Raphael Israeli (born September 15, 1935) is an Israeli historian and writer. He is a professor emeritus of Middle Eastern, Islamic and Chinese history at the Hebrew University of Jerusalem, as well as a research fellow at Truman Institute for the Advancement of Peace and the Jerusalem Center for Public Affairs.

Biography
Israeli was born in Fes, Morocco and emigrated to Israel at the age of 14. Graduate of Nahalal. For 12 years he was a career officer in the Israeli Defence Force in Military Intelligence, whereafter he switched to Academia. 
 
He received a degree in Arabic and History from the Hebrew University of Jerusalem and became a fellow of the Center of Chinese Studies at the University of California at Berkeley, where he earned an M.A. degree in East Asian History and a Ph.D in Chinese and Islamic History. Israeli's working languages are: Hebrew, English, French, Arabic, Chinese, Korean and Russian.
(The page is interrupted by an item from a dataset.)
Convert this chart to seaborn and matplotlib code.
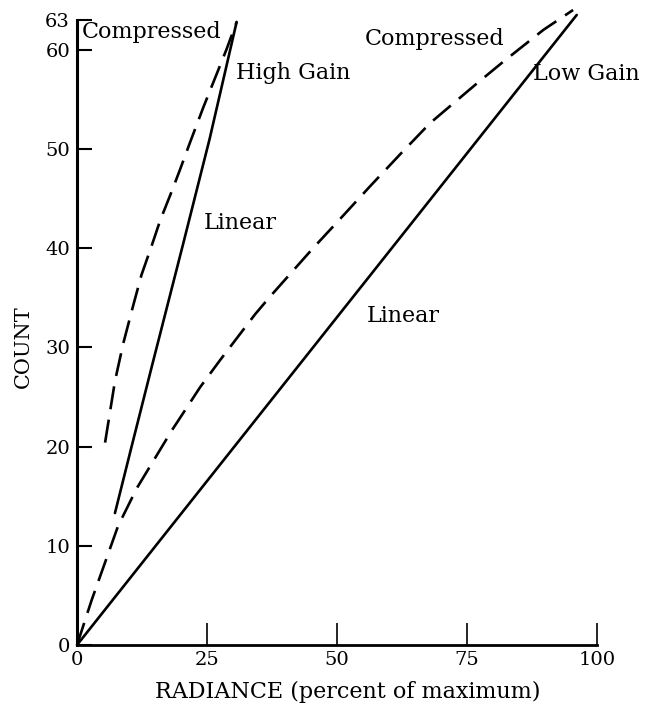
import pandas as pd
import numpy as np
import matplotlib
matplotlib.use("Agg")
import matplotlib.pyplot as plt
import seaborn as sns

# high gain curves
hg_lin_x = [7.3, 10.5, 14.4, 20.4, 25.5, 30.7]
hg_lin_y = [13.3, 20.0, 28.1, 40.4, 51.0, 62.8]
hg_cmp_x = [5.4, 7.3, 8.9, 10.8, 12.4, 14.4, 16.0, 18.2, 19.8, 21.7, 24.3, 26.9, 28.8, 30.7]
hg_cmp_y = [20.4, 26.6, 30.4, 34.2, 37.3, 40.3, 42.8, 45.7, 47.9, 50.6, 54.2, 57.6, 60.1, 62.8]

# low gain curves
lg_lin_x = [0.0, 96.1]
lg_lin_y = [0.0, 63.5]
lg_cmp_x = [0.0, 2.8, 7.9, 11.5, 18.2, 23.7, 27.5, 34.2, 37.1, 45.4, 50.0,
            56.3, 62.4, 67.9, 76.9, 82.0, 89.7, 95.4]
lg_cmp_y = [0.0, 4.5, 12.0, 15.8, 21.6, 26.0, 28.7, 33.3, 35.1, 40.0, 42.6,
            46.2, 49.6, 52.6, 56.6, 58.8, 62.0, 64.0]

y_ticks = [0, 10, 20, 30, 40, 50, 60, 63]
x_ticks = [0, 25, 50, 75, 100]

labels = [
    ("Compressed", 1.0, 61.8),
    ("High Gain", 30.6, 57.6),
    ("Linear", 24.4, 42.5),
    ("Compressed", 55.4, 61.1),
    ("Low Gain", 87.6, 57.6),
    ("Linear", 55.8, 33.2),
]

sns.set_style("ticks")
plt.rcParams['font.family'] = ['DejaVu Serif']

fig = plt.figure(figsize=(6.49, 7.09), dpi=100)
ax = fig.add_axes([77 / 649, 64 / 709, 520 / 649, 635 / 709])

dash = (0, (8.8, 4))
lw = 1.9
sns.lineplot(x=hg_lin_x, y=hg_lin_y, ax=ax, color="black", lw=lw, sort=False, clip_on=False)
sns.lineplot(x=hg_cmp_x, y=hg_cmp_y, ax=ax, color="black", lw=lw, linestyle=dash, sort=False, clip_on=False)
sns.lineplot(x=lg_lin_x, y=lg_lin_y, ax=ax, color="black", lw=lw, sort=False, clip_on=False)
sns.lineplot(x=lg_cmp_x, y=lg_cmp_y, ax=ax, color="black", lw=lw, linestyle=dash, sort=False, clip_on=False)

for txt, x, y in labels:
    ax.text(x, y, txt, fontsize=16, ha="left", va="center", color="black")

ax.set_xlim(0, 100)
ax.set_ylim(0, 64)
ax.set_xticks(x_ticks)
ax.set_yticks(y_ticks)
ax.tick_params(axis="y", direction="in", length=11, width=1.5, pad=5, labelsize=14, colors="black")
ax.tick_params(axis="x", direction="in", length=16, width=1.2, pad=4, labelsize=14, colors="black")

for s in ["top", "right"]:
    ax.spines[s].set_visible(False)
ax.spines["left"].set_linewidth(2.2)
ax.spines["left"].set_bounds(0, 63)
ax.spines["bottom"].set_linewidth(2.0)
ax.spines["left"].set_color("black")
ax.spines["bottom"].set_color("black")

ax.set_xlabel("RADIANCE (percent of maximum)", fontsize=16, color="black")
ax.set_ylabel("COUNT", fontsize=15, color="black")
ax.xaxis.set_label_coords(0.52, -0.057)
ax.yaxis.set_label_coords(-0.085, 0.47)

fig.savefig("out.png", dpi=100, facecolor="white")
Israeli has taught for 30 years at the Hebrew University and was a visiting professor at universities in the United States, Canada, Australia, Japan, and Europe. He is the author of over 40 books and many scholarly articles on the Modern Middle East, Islamic radicalism, Islam in China and Asia and the opening of China by the French.

In 2017, Israeli published a book in Hebrew titled The Arab Minority in Israel, Open and Hidden Processes, in which he calls the Arab minority a "fifth column", who receive more from the state than they contribute and expresses regret that they are not confined to camps like Japanese Americans were in WWII. The Anti-Defamation League called the book "hateful rhetoric". 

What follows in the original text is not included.